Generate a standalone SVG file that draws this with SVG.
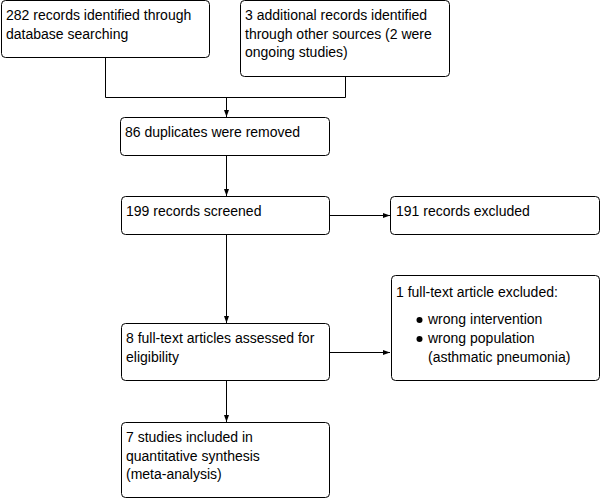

==

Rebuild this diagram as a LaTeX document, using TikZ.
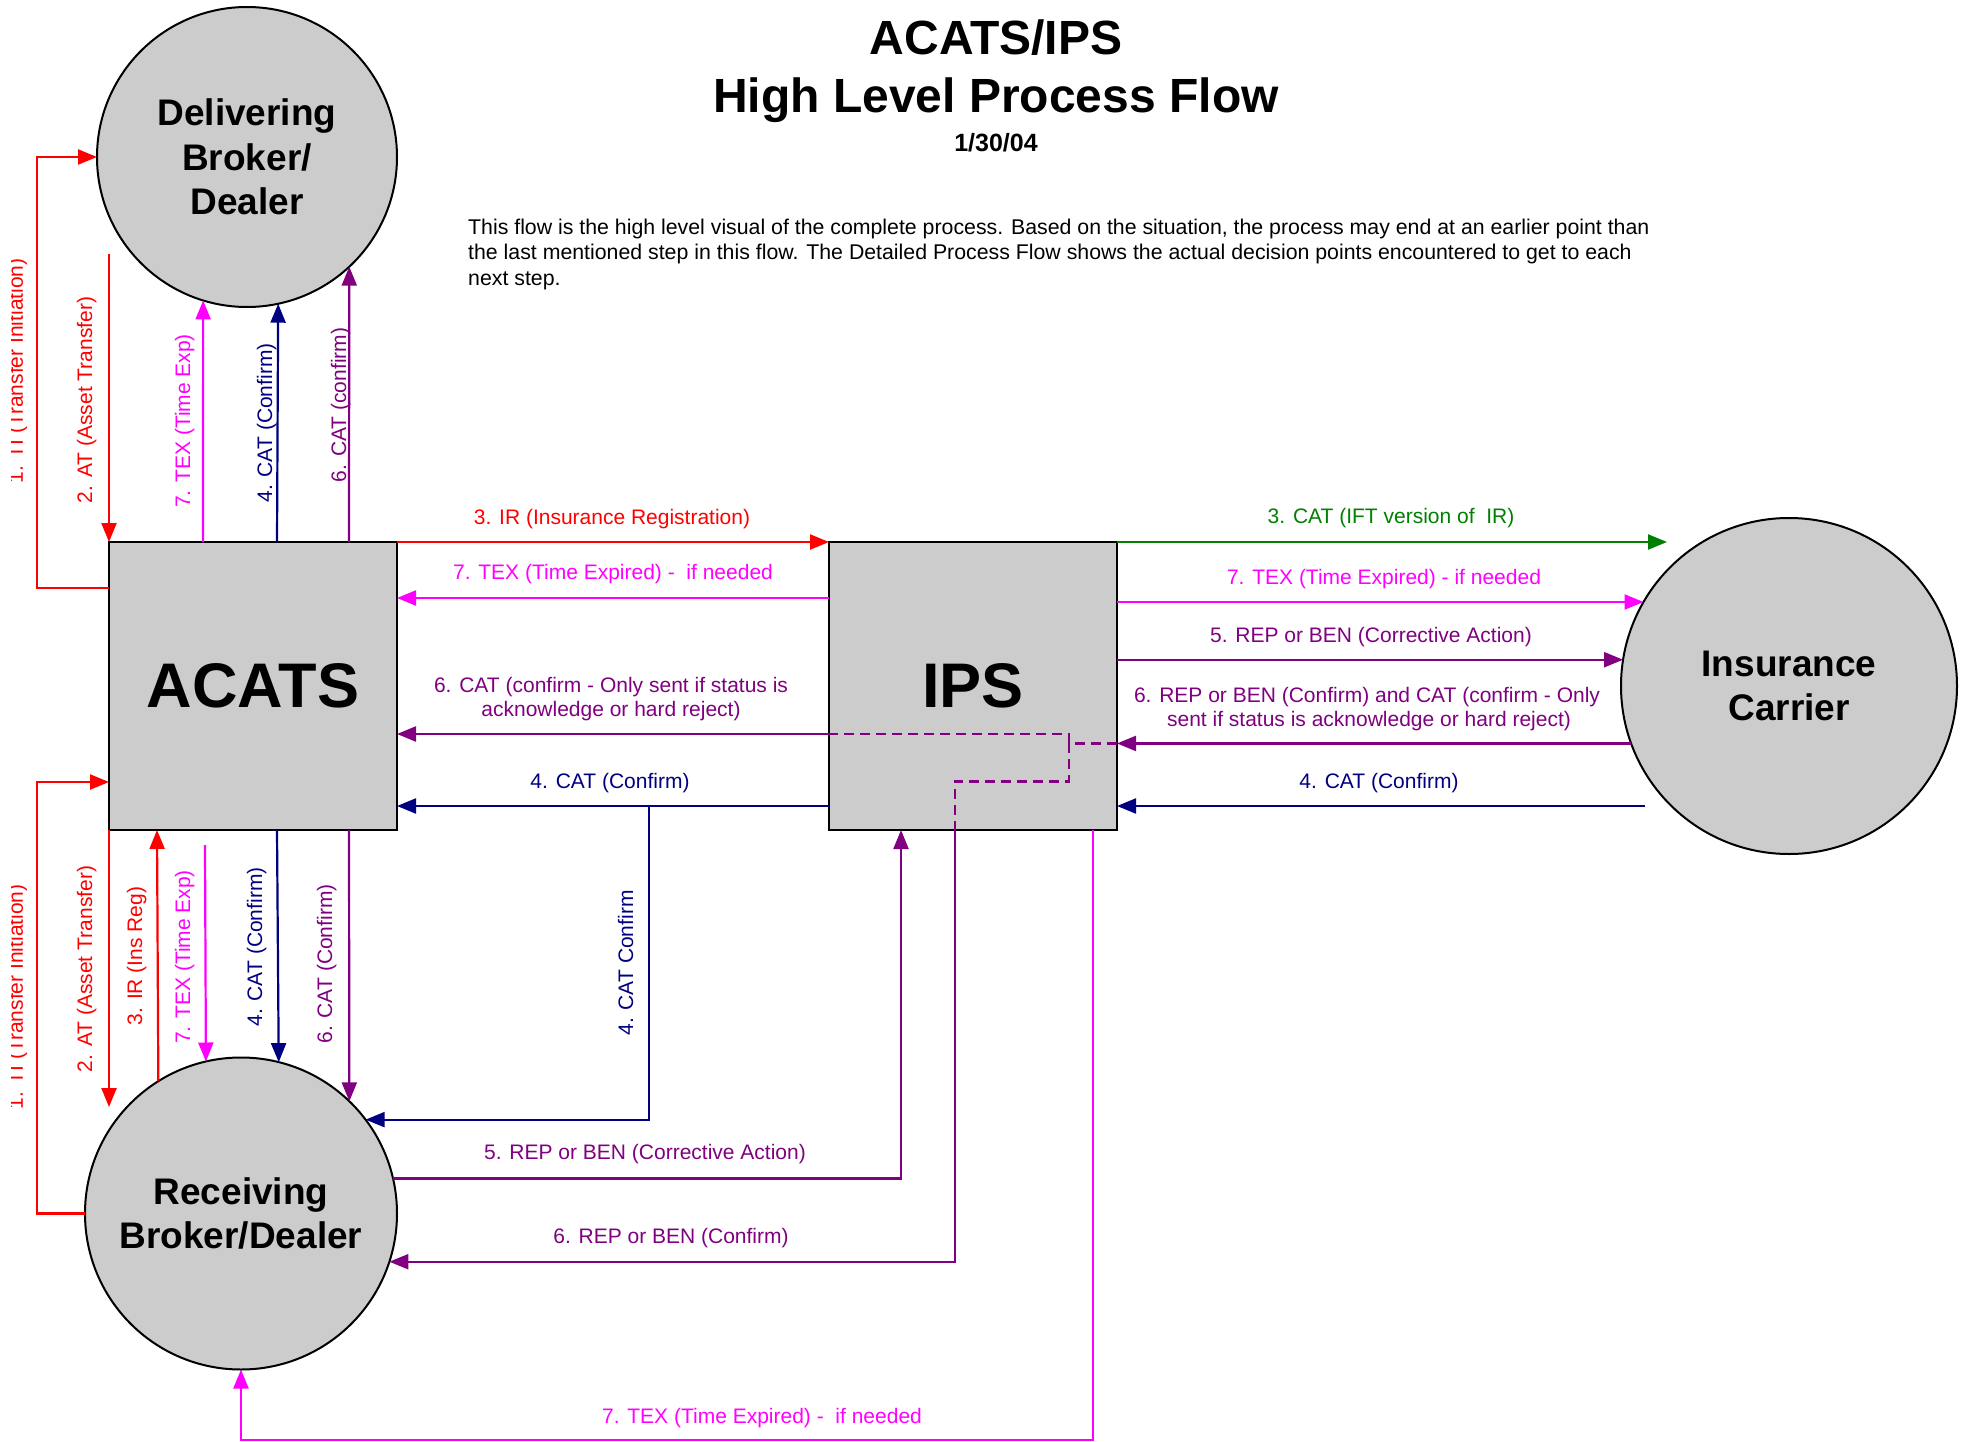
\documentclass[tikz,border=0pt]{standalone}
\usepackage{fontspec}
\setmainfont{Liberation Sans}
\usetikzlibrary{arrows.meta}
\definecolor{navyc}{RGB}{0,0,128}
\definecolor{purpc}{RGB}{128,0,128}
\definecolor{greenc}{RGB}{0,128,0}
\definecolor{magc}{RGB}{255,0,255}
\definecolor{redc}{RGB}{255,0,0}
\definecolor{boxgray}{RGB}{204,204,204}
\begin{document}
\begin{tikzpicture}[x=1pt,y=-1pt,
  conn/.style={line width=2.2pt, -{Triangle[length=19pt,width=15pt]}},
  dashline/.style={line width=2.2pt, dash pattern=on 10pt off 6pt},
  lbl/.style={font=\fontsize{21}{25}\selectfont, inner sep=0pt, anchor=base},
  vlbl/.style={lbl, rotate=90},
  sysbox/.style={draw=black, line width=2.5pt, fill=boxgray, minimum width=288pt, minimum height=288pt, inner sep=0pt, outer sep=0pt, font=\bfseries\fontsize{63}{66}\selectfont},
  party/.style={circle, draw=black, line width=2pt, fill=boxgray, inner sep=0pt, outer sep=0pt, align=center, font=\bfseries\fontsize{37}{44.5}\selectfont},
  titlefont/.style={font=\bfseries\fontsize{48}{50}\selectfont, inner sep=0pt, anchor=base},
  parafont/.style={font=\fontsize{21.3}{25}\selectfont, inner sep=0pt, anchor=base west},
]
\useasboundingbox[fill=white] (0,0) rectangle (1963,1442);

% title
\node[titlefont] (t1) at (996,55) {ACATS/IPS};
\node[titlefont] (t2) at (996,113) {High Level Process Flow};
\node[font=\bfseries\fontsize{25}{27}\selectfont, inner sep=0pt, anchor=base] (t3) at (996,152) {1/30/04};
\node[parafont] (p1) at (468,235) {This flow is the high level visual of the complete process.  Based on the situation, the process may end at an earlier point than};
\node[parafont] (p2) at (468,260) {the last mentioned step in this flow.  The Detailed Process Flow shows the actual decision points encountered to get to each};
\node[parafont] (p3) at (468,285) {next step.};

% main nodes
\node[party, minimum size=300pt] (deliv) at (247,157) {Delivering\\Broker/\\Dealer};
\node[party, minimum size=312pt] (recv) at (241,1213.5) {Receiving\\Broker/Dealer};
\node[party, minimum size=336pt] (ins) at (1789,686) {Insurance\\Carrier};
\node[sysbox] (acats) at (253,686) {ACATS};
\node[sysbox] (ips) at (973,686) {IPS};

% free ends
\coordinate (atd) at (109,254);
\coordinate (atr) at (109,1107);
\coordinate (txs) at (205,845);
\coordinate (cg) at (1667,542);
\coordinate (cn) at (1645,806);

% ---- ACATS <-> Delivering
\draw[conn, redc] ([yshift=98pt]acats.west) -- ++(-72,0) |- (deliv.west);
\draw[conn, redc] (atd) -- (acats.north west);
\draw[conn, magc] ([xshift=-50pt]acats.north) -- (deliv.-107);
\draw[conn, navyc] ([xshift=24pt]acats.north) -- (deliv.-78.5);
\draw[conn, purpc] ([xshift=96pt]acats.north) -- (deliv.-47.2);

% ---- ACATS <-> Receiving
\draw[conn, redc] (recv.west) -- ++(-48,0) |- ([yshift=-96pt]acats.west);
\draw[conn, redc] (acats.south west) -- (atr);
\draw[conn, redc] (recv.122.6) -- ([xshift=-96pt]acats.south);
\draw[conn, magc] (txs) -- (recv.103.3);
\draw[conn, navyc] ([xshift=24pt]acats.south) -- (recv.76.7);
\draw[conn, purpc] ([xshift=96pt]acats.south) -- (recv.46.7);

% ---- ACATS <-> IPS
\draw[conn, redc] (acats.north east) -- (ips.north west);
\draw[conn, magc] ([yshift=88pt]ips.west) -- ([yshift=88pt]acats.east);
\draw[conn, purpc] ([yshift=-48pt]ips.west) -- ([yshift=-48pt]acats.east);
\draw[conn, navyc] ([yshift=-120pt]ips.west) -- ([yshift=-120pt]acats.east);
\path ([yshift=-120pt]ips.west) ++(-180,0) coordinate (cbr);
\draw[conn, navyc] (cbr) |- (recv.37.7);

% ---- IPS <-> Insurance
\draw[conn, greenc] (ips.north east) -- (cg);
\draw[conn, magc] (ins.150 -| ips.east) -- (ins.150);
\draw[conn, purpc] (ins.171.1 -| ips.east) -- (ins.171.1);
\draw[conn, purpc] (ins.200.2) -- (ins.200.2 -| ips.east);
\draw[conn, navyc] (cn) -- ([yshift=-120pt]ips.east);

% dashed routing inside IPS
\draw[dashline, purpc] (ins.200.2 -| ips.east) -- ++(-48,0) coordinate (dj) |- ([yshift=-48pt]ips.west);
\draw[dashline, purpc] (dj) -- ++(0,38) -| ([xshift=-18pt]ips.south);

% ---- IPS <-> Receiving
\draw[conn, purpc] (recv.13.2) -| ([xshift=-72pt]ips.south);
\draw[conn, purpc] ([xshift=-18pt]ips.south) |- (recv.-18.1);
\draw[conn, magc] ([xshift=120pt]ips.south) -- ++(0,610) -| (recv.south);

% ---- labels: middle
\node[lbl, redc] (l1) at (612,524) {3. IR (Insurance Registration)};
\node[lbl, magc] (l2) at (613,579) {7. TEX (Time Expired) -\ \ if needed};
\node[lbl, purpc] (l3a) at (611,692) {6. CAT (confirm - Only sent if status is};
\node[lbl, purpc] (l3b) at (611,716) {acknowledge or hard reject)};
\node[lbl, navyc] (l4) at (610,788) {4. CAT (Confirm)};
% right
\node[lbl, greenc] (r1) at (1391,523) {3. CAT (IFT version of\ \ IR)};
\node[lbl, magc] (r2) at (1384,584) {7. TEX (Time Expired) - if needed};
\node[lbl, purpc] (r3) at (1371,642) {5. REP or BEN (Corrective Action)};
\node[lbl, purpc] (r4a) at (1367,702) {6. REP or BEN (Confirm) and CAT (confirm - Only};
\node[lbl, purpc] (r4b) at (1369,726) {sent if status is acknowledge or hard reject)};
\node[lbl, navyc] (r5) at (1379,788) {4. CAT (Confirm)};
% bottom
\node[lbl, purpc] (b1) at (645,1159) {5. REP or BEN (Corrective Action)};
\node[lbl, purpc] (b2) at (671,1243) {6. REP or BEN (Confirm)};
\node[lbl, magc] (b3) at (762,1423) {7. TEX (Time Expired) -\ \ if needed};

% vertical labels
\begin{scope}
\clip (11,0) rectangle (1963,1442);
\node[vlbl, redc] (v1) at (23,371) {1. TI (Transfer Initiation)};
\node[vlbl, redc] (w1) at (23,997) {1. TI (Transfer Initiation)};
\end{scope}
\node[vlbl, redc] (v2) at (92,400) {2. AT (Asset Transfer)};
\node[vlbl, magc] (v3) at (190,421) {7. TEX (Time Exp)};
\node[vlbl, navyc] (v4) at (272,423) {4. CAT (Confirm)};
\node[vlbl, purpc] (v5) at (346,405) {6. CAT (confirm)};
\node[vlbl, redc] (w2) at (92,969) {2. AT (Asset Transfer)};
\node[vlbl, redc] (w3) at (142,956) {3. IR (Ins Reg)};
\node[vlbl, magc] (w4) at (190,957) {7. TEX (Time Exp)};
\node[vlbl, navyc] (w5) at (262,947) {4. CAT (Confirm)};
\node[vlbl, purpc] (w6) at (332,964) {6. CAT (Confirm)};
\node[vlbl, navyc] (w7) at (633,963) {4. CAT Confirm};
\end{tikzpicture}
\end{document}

Job - Take only the lines above from the one that has "Rebuild this diagram" through the one that has "(p3) at (468,285)" and reproduce them exactly, omitting any pictures.

Exercise output -
Rebuild this diagram as a LaTeX document, using TikZ.
\documentclass[tikz,border=0pt]{standalone}
\usepackage{fontspec}
\setmainfont{Liberation Sans}
\usetikzlibrary{arrows.meta}
\definecolor{navyc}{RGB}{0,0,128}
\definecolor{purpc}{RGB}{128,0,128}
\definecolor{greenc}{RGB}{0,128,0}
\definecolor{magc}{RGB}{255,0,255}
\definecolor{redc}{RGB}{255,0,0}
\definecolor{boxgray}{RGB}{204,204,204}
\begin{document}
\begin{tikzpicture}[x=1pt,y=-1pt,
  conn/.style={line width=2.2pt, -{Triangle[length=19pt,width=15pt]}},
  dashline/.style={line width=2.2pt, dash pattern=on 10pt off 6pt},
  lbl/.style={font=\fontsize{21}{25}\selectfont, inner sep=0pt, anchor=base},
  vlbl/.style={lbl, rotate=90},
  sysbox/.style={draw=black, line width=2.5pt, fill=boxgray, minimum width=288pt, minimum height=288pt, inner sep=0pt, outer sep=0pt, font=\bfseries\fontsize{63}{66}\selectfont},
  party/.style={circle, draw=black, line width=2pt, fill=boxgray, inner sep=0pt, outer sep=0pt, align=center, font=\bfseries\fontsize{37}{44.5}\selectfont},
  titlefont/.style={font=\bfseries\fontsize{48}{50}\selectfont, inner sep=0pt, anchor=base},
  parafont/.style={font=\fontsize{21.3}{25}\selectfont, inner sep=0pt, anchor=base west},
]
\useasboundingbox[fill=white] (0,0) rectangle (1963,1442);

% title
\node[titlefont] (t1) at (996,55) {ACATS/IPS};
\node[titlefont] (t2) at (996,113) {High Level Process Flow};
\node[font=\bfseries\fontsize{25}{27}\selectfont, inner sep=0pt, anchor=base] (t3) at (996,152) {1/30/04};
\node[parafont] (p1) at (468,235) {This flow is the high level visual of the complete process.  Based on the situation, the process may end at an earlier point than};
\node[parafont] (p2) at (468,260) {the last mentioned step in this flow.  The Detailed Process Flow shows the actual decision points encountered to get to each};
\node[parafont] (p3) at (468,285) {next step.};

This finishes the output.